As a consequence of this input, a timeline chart, also called a Gantt chart, is generated. A timeline chart can be developed for the entire project. Alternatively, separate charts can be developed for each project function or for each individual working on the project.

Timeline chart depicts a part of a software project schedule that emphasizes the concept scoping task  for a new word-processing (WP) software product. All project tasks (for concept scoping) are listed in the left-hand column. The horizontal bars indicate the duration of each task. When multiple bars occur at the same time on the calendar, task concurrency is implied. The diamonds indicate milestones.

Once the information necessary for the generation of a timeline chart has been input, the majority of software project scheduling tools produce project tables—a tabular listing of all project tasks, their planned and actual start- and end-dates, and a variety of related information  Used in conjunction with the timeline chart, project tables enable the project manager to track progress.

Tracking the Schedule

The project schedule provides a road map for a software project manager. If it has been properly developed, the project schedule defines the tasks and milestones that must be tracked and controlled as the project proceeds. Tracking can be accomplished in a number of different ways:

Conducting periodic project status meetings in which each team member reports progress and problems.
Evaluating the results of all reviews conducted throughout the software engineering process.
Determining whether formal project milestones  have been accomplished by the scheduled date.
Comparing actual start-date to planned start-date for each project task 
Meeting informally with practitioners to obtain their subjective assessment of progress to date and problems on the horizon.
Using earned value analysis  to assess progress quantitatively.

In reality, all of these tracking techniques are used by experienced project managers. Control is employed by a software project manager to administer project resources, cope with problems, and direct project staff. If things are going well (i.e., the project is on schedule and within budget, reviews indicate that real progress is being made and milestones are being reached), control is light. But when problems occur, the project manager must exercise control to reconcile them as quickly as possible. After a problem has been diagnosed, additional resources may be focused on the problem area: staff may be redeployed or the project schedule can be redefined.

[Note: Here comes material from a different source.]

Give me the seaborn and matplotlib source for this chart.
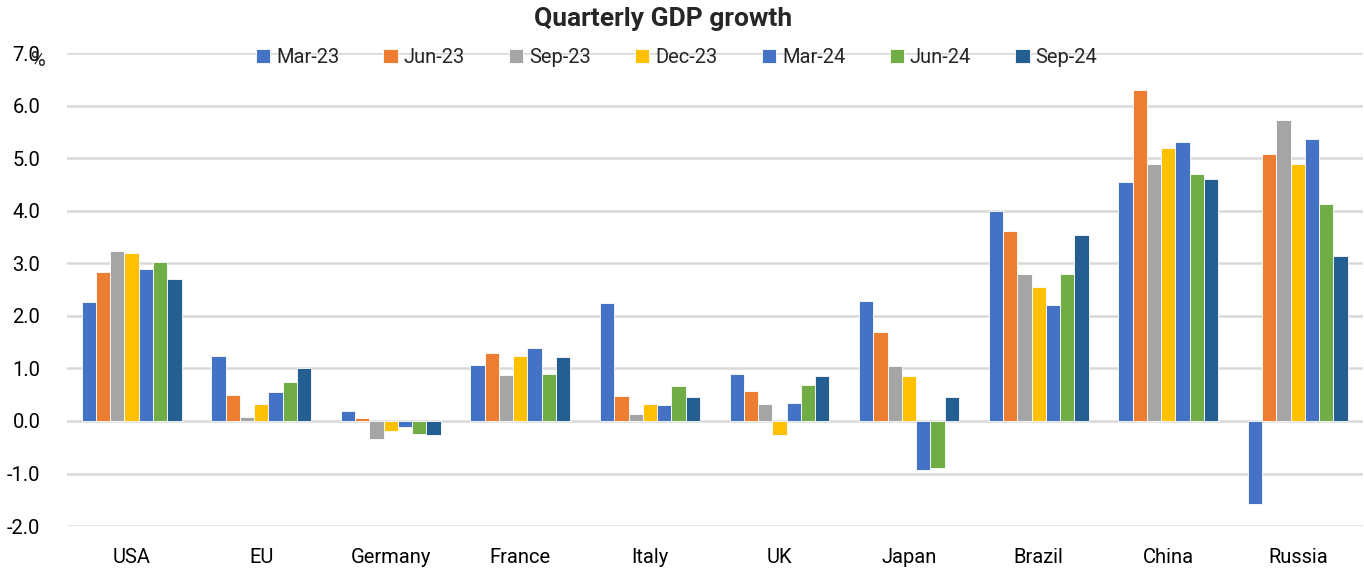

When faced with severe deadline pressure, experienced project managers sometimes use a project scheduling and control technique called time-boxing . The time-boxing strategy recognizes that the complete product may not be deliverable by the predefined deadline. Therefore, an incremental software paradigm is chosen and a schedule is derived for each incremental delivery.
The tasks associated with each increment are then time-boxed. This means that the schedule for each task is adjusted by working backward from the delivery date for the increment. A “box” is put around each task. When a task hits the boundary of its time box (plus or minus 10 percent), work stops and the next task begins.

The initial reaction to the time-boxing approach is often negative: “If the work isn’t finished, how can we proceed?” The answer lies in the way work is accomplished. By the time the time-box boundary is encountered, it is likely that 90 percent of the task has been completed.11 The remaining 10 percent, although important, can
(1) be delayed until the next increment or 
(2) be completed later if required.
 Ratherth an becoming “stuck” on a task, the project proceeds toward the delivery date.